Batının azınlıkları kullanarak devleti parçalama siyasetine karşı aldığı tedbirleri çoğu aydınımız iktidardayken anlamamış, kıymetini sonraları kavramış ve onun dönemini mumla arar hale gelmiştir.
Rıza Tevfik Bölükbaşı'nın 'Abdulhamid'in ruhaniyetinden istimdat' isimli şiiri durumu çok güzel özetlemektedir:
Tarihler ismini andığı zaman
Sana hak verecek ey koca Sultan!
Bizdik utanmadan iftira atan
Asrın en siyâsi padişahına.
Padişah hem zalim hem deli dedik,
Îhtilale kıyam etmeli dedik,
Şeytan ne dediyse biz belî dedik,
Çalıştık fitnenin intibahına!...
Divane sen değil, meğer bizmişiz
Bir çürük ipliğe hülya dizmişiz,
Sade deli değil, edepsizmişiz,
Tükürdük atalar kıblegahına!
İşin en vahim tarafı ise siyasetçi bir hanımefendinin Abdülhamid dönemini istibdat olarak niteleyen ve Abdülhamid üzerinden başkan Erdoğan'ı istibdat ile yaftalayıp, Osmanlı'yı yıkan İttihad Terakki'nin misyonunu üstlenmişçesine " Kahrolsun istibdat, yaşasın hürriyet, adalet, müsavat ve meşveret" sloganı attı.
Mecliste gurubu bulunmasına, ülke çapında özgürce siyaset yapmasına, doğrudan cumhurbaşkanına ağzına gelen her aşağılayıcı sözü sarf etmesine rağmen istibdattan bahsetmesindeki tenakuzu milletin takdirine bırakıyoruz.
Biz Sultan Abdülhamid'i rahmetle anıyoruz.
Emperyalist güçler PKK ve FETÖ gibi terör örgütleri eliyle Türkiye'yi tehdit ederken, bu iki örgütün arkasındaki çevrelere selam çakarcasına açıklamalar yapan siyasilerimizin milliği tartışmalıdır!
Ana muhalefet lideri son Van ziyaretinde, "Kavala'nın Demirtaş'ın serbest kalmasını istiyorsanız bize katılın." mesajı emperyalizmin maşası PKK' ya selam vermenin öteki adıdır!

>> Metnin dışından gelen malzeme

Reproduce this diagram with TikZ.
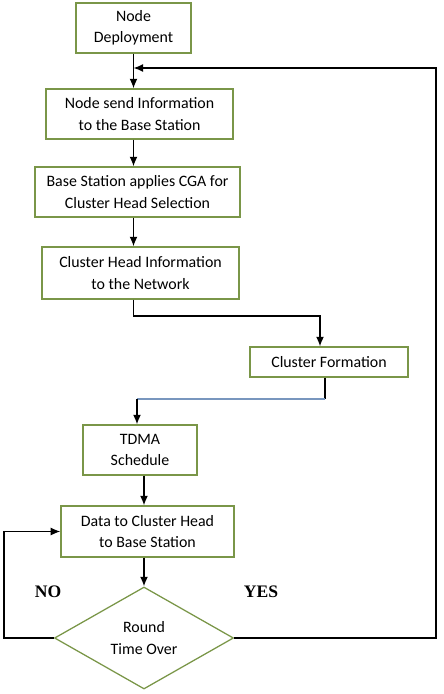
\documentclass[tikz,border=0pt]{standalone}
\usepackage{fontspec}
\setmainfont{Carlito}
\newfontfamily\yesnofont{Liberation Serif}
\usetikzlibrary{positioning, calc, shapes.geometric, arrows.meta}

\definecolor{boxgreen}{RGB}{122,150,72}
\definecolor{lineblue}{RGB}{120,150,190}

\begin{document}
\begin{tikzpicture}[x=0.025cm, y=-0.025cm,
		font=\fontsize{11.3}{15}\selectfont,
		box/.style={rectangle, draw=boxgreen, line width=0.9pt, align=center, inner sep=0pt, minimum height=1.25cm},
		decision/.style={diamond, draw=boxgreen, line width=0.9pt, align=center, inner sep=0pt, minimum width=4.475cm, minimum height=2.55cm},
		link/.style={line width=1pt, -{Latex[length=2.4mm, width=2mm]}},
		yesno/.style={font=\yesnofont\bfseries\fontsize{12.5}{14}\selectfont}]
	\useasboundingbox (0,0) rectangle (443,694);

	\node[box, minimum width=2.875cm] (deploy) at (133.5,28) {Node\\Deployment};
	\node[box, minimum width=4.675cm] (send) at (139.5,114) {Node send Information\\to the Base Station};
	\node[box, minimum width=5.125cm] (cga) at (137.5,192) {Base Station applies CGA for\\Cluster Head Selection};
	\node[box, minimum width=4.925cm, minimum height=1.3cm] (chinfo) at (140.5,273) {Cluster Head Information\\to the Network};
	\node[box, minimum width=3.95cm, minimum height=0.75cm] (formation) at (329,362) {Cluster Formation};
	\node[box, minimum width=2.85cm] (tdma) at (140,450) {TDMA\\Schedule};
	\node[box, minimum width=4.325cm, minimum height=1.275cm] (data) at (147.5,531.5) {Data to Cluster Head\\to Base Station};
	\node[decision] (round) at (144,638) {Round\\Time Over};

	\node[yesno] (no) at (48,592) {NO};
	\node[yesno] (yes) at (261,592) {YES};

	\coordinate (yescorner) at (436,68);
	\coordinate (nocorner) at (4,531.5);
	\coordinate (cfin) at (320,316);
	\coordinate (cfout) at (325,399);
	\coordinate (tdmain) at (137,399);

	\draw[link] (deploy.south) -- (deploy.south |- send.north);
	\draw[link] (send.south -| deploy.south) -- (deploy.south |- cga.north);
	\draw[link] (cga.south -| deploy.south) -- (deploy.south |- chinfo.north);
	\draw[link] (chinfo.south -| deploy.south) |- (cfin) -- (cfin |- formation.north);
	\draw[line width=1pt] (formation.south -| cfout) -- (cfout);
	\draw[line width=1pt, lineblue] (cfout) -- (tdmain);
	\draw[link] (tdmain) -- (tdmain |- tdma.north);
	\draw[link] (tdma.south -| round.north) -- (round.north |- data.north);
	\draw[link] (data.south -| round.north) -- (round.north);

	\draw[link] (round.west) -| (nocorner) -- (data.west);
	\draw[link] (round.east) -| (yescorner) -- (deploy.south |- yescorner);
\end{tikzpicture}
\end{document}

Türkiye, Rusya Ukrayna savaşında dünyanın takdir ettiği denge politikasıyla beğeni toplarken, bir ayda 4 kez ABD büyükelçisiyle görüşen hanımefendinin okyanus ötesinin ağzıyla açıklama yapması manidardır!
Şu ifadelere bakın sanki ABD'de Beyaz Saray sözcüsü konuşuyor:
"Türkiye Rusya ile kurduğu asimetrik ilişki modelinden ayrılmalı; kendini kırılgan hale getiren S 400'lerden kurtulmalı; Akkuyu Nükleer Santrali derhal millileştirilmeli; bölgesel risk oluşturabilecek Kanal İstanbul projesi durdurulmalıdır."
Önce 'Ömer'in yolu' diyerek dindarlara mesaj gönderen, sonra Ömer'in yolunun Türk milletine zarar verdiğini ilan eden Medeni Bilgiler kitabına sarılan hanımefendinin koyduğu istikamet işaretleri şaibesini korumaya devam ediyor.
Hele de içerde ve dışarda hemen her tarafta, FETÖ sempatizanlarının bu hanımın partisine destek vermeleri şaibeyi iyiden iyiye katmerleştiriyor!